Is $\mathop{Hom}(O(1),\mathbb{C}^*)$ isomorphic to $\mathop{Hom}(\mathbb{C}^*,O(1))$? I have an elementary question on homomorphisms. 
Let $O(1)=\{A: A^t A=1 \}$ and let $\mathbb{C}^*= \{ z\in\mathbb{C}:z\not=0\}$. 

Then what is the character group $\mathop{Hom}(O(1),\mathbb{C}^*)$ isomorphic to, and what is $\mathop{Hom}(\mathbb{C}^*,O(1))$ isomorphic to? 

Is $\mathop{Hom}(O(1),\mathbb{C}^*)$ isomorphic to $\mathbb{Z}/2\mathbb{Z}$ since $f^2 = 1$ for any $f\in \mathop{Hom}(O(1),\mathbb{C}^*)$? 
At the moment, I am not sure about $\mathop{Hom}(\mathbb{C}^*,O(1))$. 
 A: Note that $O(1)$ is the group $\{\pm 1\}$. Any homomorphism into $\mathbb C^*$ sends $1$ to $1$ and $-1$ to some square root of $1$, that is to either $1$ or $-1$. Thus there are two maps in $Hom(O(1),\mathbb C^*)$, the constant map $1$ and the identity, so $Hom(O(1),\mathbb C^*)\cong \mathbb Z/2\mathbb Z\cong O(1)$.
On the other hand, any homomorphism from $\mathbb C^*$ to $O(1)$ has kernel of index $1$ or $2$. No subgroup of $\mathbb C^*$ has index $2$, or any proper subgroup of finite index. To see this, note that $\mathbb C^*$ can be factored into the circle group and the real numbers under addition (by mapping $re^{i\theta}$ to $(e^{i\theta},\log r)$). A finite index subgroup of $\mathbb R$ would give us a decomposition $\mathbb R=H\cup (a_1+H)\cup \cdots \cup (a_n+H)$. Similarly, restricted to the rational numbers it gives us the rationals as a union of disjoint cosets. We can restrict our attention to those $a_i$ that are rational. We have some subfield $K$ which contains none of the $a_i$, and the denominators in $K$ are coprime to all $a_i$, thus $K\subseteq H$ as it can contain no element of the other cosets. We can then take realize $H$ as a vector subspace of $\mathbb R$ over $K$, which must correspond to a proper subset of some basis for $\mathbb R$. Thus the quotient of $\mathbb R$ by $H$ as a vector space contains at least one copy of $K$, which is infinite, contradicting the fact that $H$ has finite index. Thus any finite index subgroup would have to correspond to a finite index subgroup of the circle group, but this is isomorphic to  $\mathbb R/\mathbb Z$ and the same approach works here (I think). Thus the kernel has index $1$ so is all of $\mathbb C^*$, hence the only homomorphism from $\mathbb C^*$ to $\mathbb C^*$ is the trivial one, and so $Hom(\mathbb C^*,O(1))$ is the trivial group.

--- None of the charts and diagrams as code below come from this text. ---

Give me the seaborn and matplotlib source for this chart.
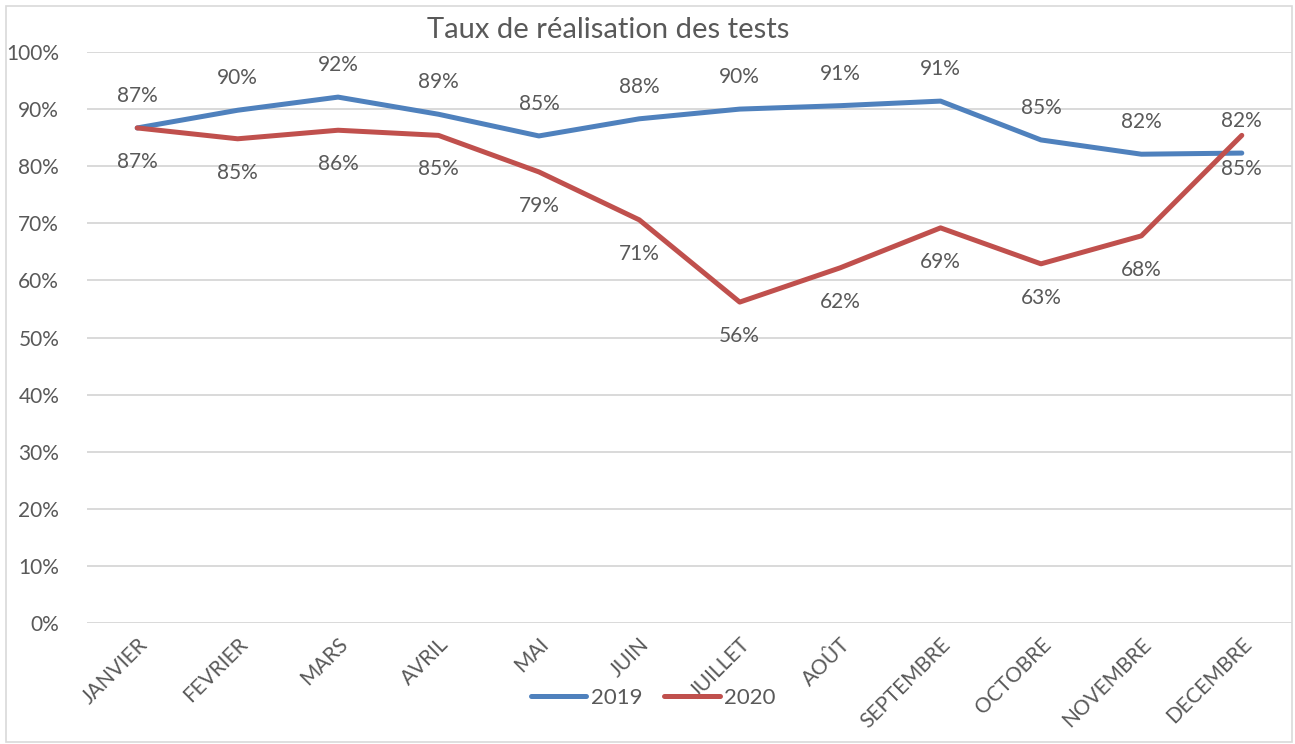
import matplotlib
matplotlib.use("Agg")
import matplotlib.pyplot as plt
import matplotlib.patches as mpatches
from matplotlib.ticker import PercentFormatter
import pandas as pd
import seaborn as sns

# data
months = ["JANVIER", "FEVRIER", "MARS", "AVRIL", "MAI", "JUIN",
          "JUILLET", "AOÛT", "SEPTEMBRE", "OCTOBRE", "NOVEMBRE", "DECEMBRE"]
taux_2019 = [0.867, 0.898, 0.921, 0.891, 0.853, 0.883,
             0.900, 0.906, 0.914, 0.846, 0.821, 0.823]
taux_2020 = [0.867, 0.848, 0.863, 0.854, 0.790, 0.706,
             0.562, 0.622, 0.692, 0.629, 0.678, 0.854]
years = ["2019", "2020"]
colors = {"2019": "#4F81BD", "2020": "#C0504D"}

df = pd.DataFrame({
    "mois": months * 2,
    "taux": taux_2019 + taux_2020,
    "annee": [years[0]] * len(months) + [years[1]] * len(months),
})

sns.set_style("white")
plt.rcParams["font.family"] = ["Lato", "DejaVu Sans"]
text_color = "#595959"

fig = plt.figure(figsize=(12.95, 7.44), dpi=100)
ax = fig.add_axes([87 / 1295, 121 / 744, 1205 / 1295, 571 / 744])

sns.lineplot(data=df, x="mois", y="taux", hue="annee", palette=colors,
             linewidth=3.6, sort=False, ax=ax)

# data labels: 2019 above the line, 2020 below
for i, v in enumerate(taux_2019):
    ax.annotate(f"{v:.0%}", (i, v), xytext=(0, 32), textcoords="offset pixels",
                ha="center", va="center", fontsize=15, color=text_color)
for i, v in enumerate(taux_2020):
    ax.annotate(f"{v:.0%}", (i, v), xytext=(0, -34), textcoords="offset pixels",
                ha="center", va="center", fontsize=15, color=text_color)

ax.set_ylim(0, 1.0)
ax.set_xlim(-0.5, len(months) - 0.5)
ax.set_yticks([i / 10 for i in range(11)])
ax.yaxis.set_major_formatter(PercentFormatter(1.0, decimals=0))
ax.grid(axis="y", color="#D9D9D9", linewidth=1.4)
ax.set_axisbelow(True)
for s in ax.spines.values():
    s.set_visible(False)
ax.tick_params(axis="y", length=0, pad=20, labelsize=15, labelcolor=text_color)
ax.tick_params(axis="x", length=0, pad=8, labelsize=15, labelcolor=text_color)
plt.setp(ax.get_xticklabels(), rotation=45, ha="right", va="top",
         rotation_mode="anchor")
ax.set_xlabel("")
ax.set_ylabel("")

fig.text(0.47, 0.96, "Taux de réalisation des tests", ha="center", va="center",
         fontsize=21, color=text_color)

leg = ax.legend(loc="center", bbox_to_anchor=(0.47, -0.131), ncol=2,
                frameon=False, fontsize=16, handlelength=2.5,
                handletextpad=0.2, columnspacing=1.0,
                labelcolor=text_color)
for line in leg.get_lines():
    line.set_linewidth(3.6)

fig.patches.append(mpatches.Rectangle((6 / 1295, 2 / 744), 1286 / 1295, 736 / 744,
                                      transform=fig.transFigure, fill=False,
                                      edgecolor="#D9D9D9", linewidth=1.2))

fig.savefig("out.png", dpi=100)
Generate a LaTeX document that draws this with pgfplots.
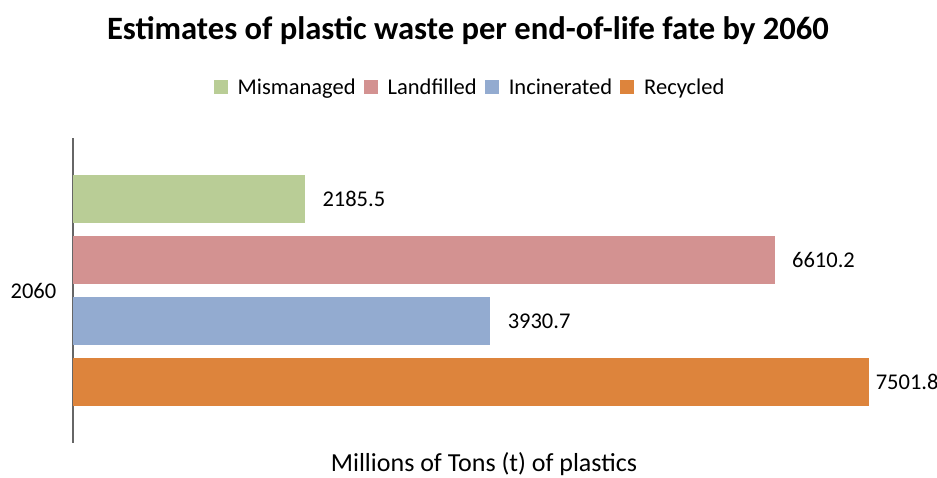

As a corollary, the two groups are not isomorphic.
A: Allow me to write $\{ \pm 1 \}$ instead of $\mathrm{O}(1)$ and $\mathbb{C}^\times$ instead of $\mathbb{C}^*$.
It's clear that there are only two possible homomorphisms $\{ \pm 1 \} \to \mathbb{C}^\times$: the constant $1$ homomorphism and the inclusion $\{ \pm 1 \} \hookrightarrow \mathbb{C}^\times$. Thus, $\textrm{Hom}(\{ \pm 1 \}, \mathbb{C}^\times) \cong \{ \pm 1 \}$.
Now, consider any homomorphism $\phi : \mathbb{C}^\times \to \{ \pm 1 \}$. It is either trivial or has kernel a normal subgroup of index $2$. I claim the latter is impossible, so $\textrm{Hom}(\mathbb{C}^\times, \{ \pm 1 \}) = \{ 1 \}$. Indeed, observe that $\mathbb{C}^\times$ is a divisible group: this means, for any element $z$ and any positive integer $n$, there is an element $w$ such that $w^n = z$. 
We will now show that any normal subgroup $K$ of a divisible group $G$ with finite index must be the whole group $G$ itself. Indeed, consider the quotient group $H = G / K$. Let $h \in H$ and let $n$ be a positive integer. Then there is an element $g$ in $G$ such that $h = g K$, and since $g$ has a $n$-th root, so does $h$. Thus, $H$ is also a divisible group. But it is clear that a finite group is divisible if and only if it is the trivial group, so $G = K$, as claimed.